I always find it fascinating to try and understand more about the times and the places connected to an ancestor and so, in order to build the family history story around the genealogical facts from the parish registers, I also like to see if there is a Trade and Residential directory with a short contemporary description of the area.
In this case TheGenealogist allows researchers to consult the 1835 Pigot's Directory of Warwickshire where I could read that at the time that my ancestors' came down from Edinburgh with their young family Leamington was an attractive place to live with "mineral springs (that) have drawn the attention of many distinguished medical men...its increasing celebrity as a fashionable resort for health and recreation has caused a spirit of emulation to rise, not only among the inhabitants, but also amongst several spirited individuals from a distance, who have vied with each other in establishing and erecting every description of building that could possibly add to the convenience, comfort and amusement of its visitants."

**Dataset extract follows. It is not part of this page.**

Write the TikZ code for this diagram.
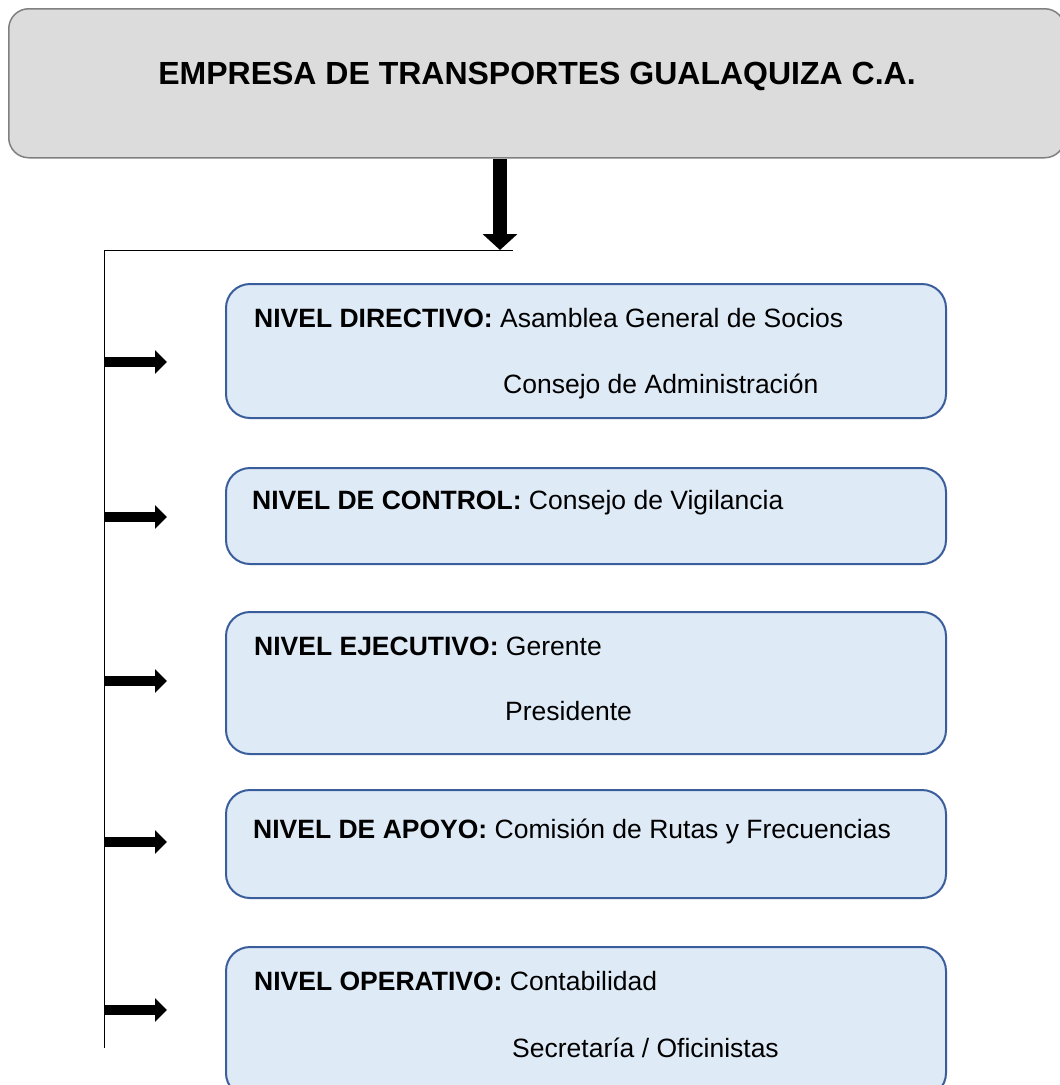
\documentclass[tikz,border=0pt]{standalone}
\usepackage{fontspec}
\setmainfont{Liberation Sans}
\usetikzlibrary{arrows.meta,positioning}
\definecolor{headfill}{HTML}{DCDCDC}
\definecolor{headdraw}{HTML}{808080}
\definecolor{levelfill}{HTML}{DEEAF6}
\definecolor{leveldraw}{HTML}{3A5D9C}
\tikzstyle{head}=[draw=headdraw,fill=headfill,line width=1.5pt,rounded corners=20pt,anchor=north west]
\tikzstyle{level}=[draw=leveldraw,fill=levelfill,line width=2pt,rounded corners=24pt,anchor=north west,minimum width=720pt]
\tikzstyle{bigarrow}=[-{Triangle[length=16pt,width=34pt]},line width=14pt]
\tikzstyle{smallarrow}=[-{Triangle[length=12pt,width=23pt]},line width=10pt]
\tikzstyle{lbl}=[anchor=base west,inner sep=0pt,font=\fontsize{26.5}{31}\selectfont]
\tikzstyle{titlelbl}=[inner sep=0pt,font=\fontsize{32}{38}\selectfont\bfseries]

\begin{document}
\begin{tikzpicture}[x=1pt,y=-1pt]
  \clip (0,0) rectangle (1060,1085);

  % TITLE
  \node[head,minimum width=1056pt,minimum height=149pt] (empresa) at (8,8) {};
  \node[titlelbl] (empresa-txt) at (537,76) {EMPRESA DE TRANSPORTES GUALAQUIZA C.A.};

  % LEVELS
  \node[level,minimum height=134pt] (directivo) at (225,283) {};
  \node[level,minimum height=96pt]  (control)   at (225,467) {};
  \node[level,minimum height=142pt] (ejecutivo) at (225,611) {};
  \node[level,minimum height=108pt] (apoyo)     at (225,789) {};
  \node[level,minimum height=150pt] (operativo) at (225,946) {};

  \node[lbl] (directivo-a) at (254,327) {\textbf{NIVEL DIRECTIVO:} Asamblea General de Socios};
  \node[lbl] (directivo-b) at (503,393) {Consejo de Administración};
  \node[lbl] (control-a)   at (252,509) {\textbf{NIVEL DE CONTROL:} Consejo de Vigilancia};
  \node[lbl] (ejecutivo-a) at (254,655) {\textbf{NIVEL EJECUTIVO:} Gerente};
  \node[lbl] (ejecutivo-b) at (505,720) {Presidente};
  \node[lbl] (apoyo-a)     at (253,838) {\textbf{NIVEL DE APOYO:} Comisión de Rutas y Frecuencias};
  \node[lbl] (operativo-a) at (254,990) {\textbf{NIVEL OPERATIVO:} Contabilidad};
  \node[lbl] (operativo-b) at (512,1057) {Secretaría / Oficinistas};

  % TRUNK
  \coordinate (drop)  at (500,250);
  \coordinate (bar-r) at (513,250);
  \coordinate (bar-l) at (104,250);
  \coordinate (bar-b) at (104,1048);
  \draw[bigarrow] (empresa.south -| drop) -- (drop);
  \draw[thin] (bar-r) -- (bar-l) -- (bar-b);

  % ARROWS
  \foreach \name/\y in {directivo/362,control/517,ejecutivo/681,apoyo/842,operativo/1010}{
    \coordinate (\name-from) at (104,\y);
    \coordinate (\name-to)   at (167,\y);
    \draw[smallarrow] (\name-from) -- (\name-to);
  }

\end{tikzpicture}
\end{document}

I wonder if my ancestors were caught up in the building boom of Leamington. I know that Charles Hay was an investor in the London and Birmingham Railway, while he was still a resident of Leamington in 1839. What I don't know is whether he sunk any funds into the developing Warwickshire town - though I know that later he would give his occupation as a Proprietor of Houses.
The Parish Registers of Warwickshire, sourced from the Warwickshire County Record Office, are an essential primary resource for those researching ancestors from this part of the country. With the benefit of high quality images, complementing the transcripts, you may also find some interesting extra information added as a note on the page that will then help you take your research further as you build your family story.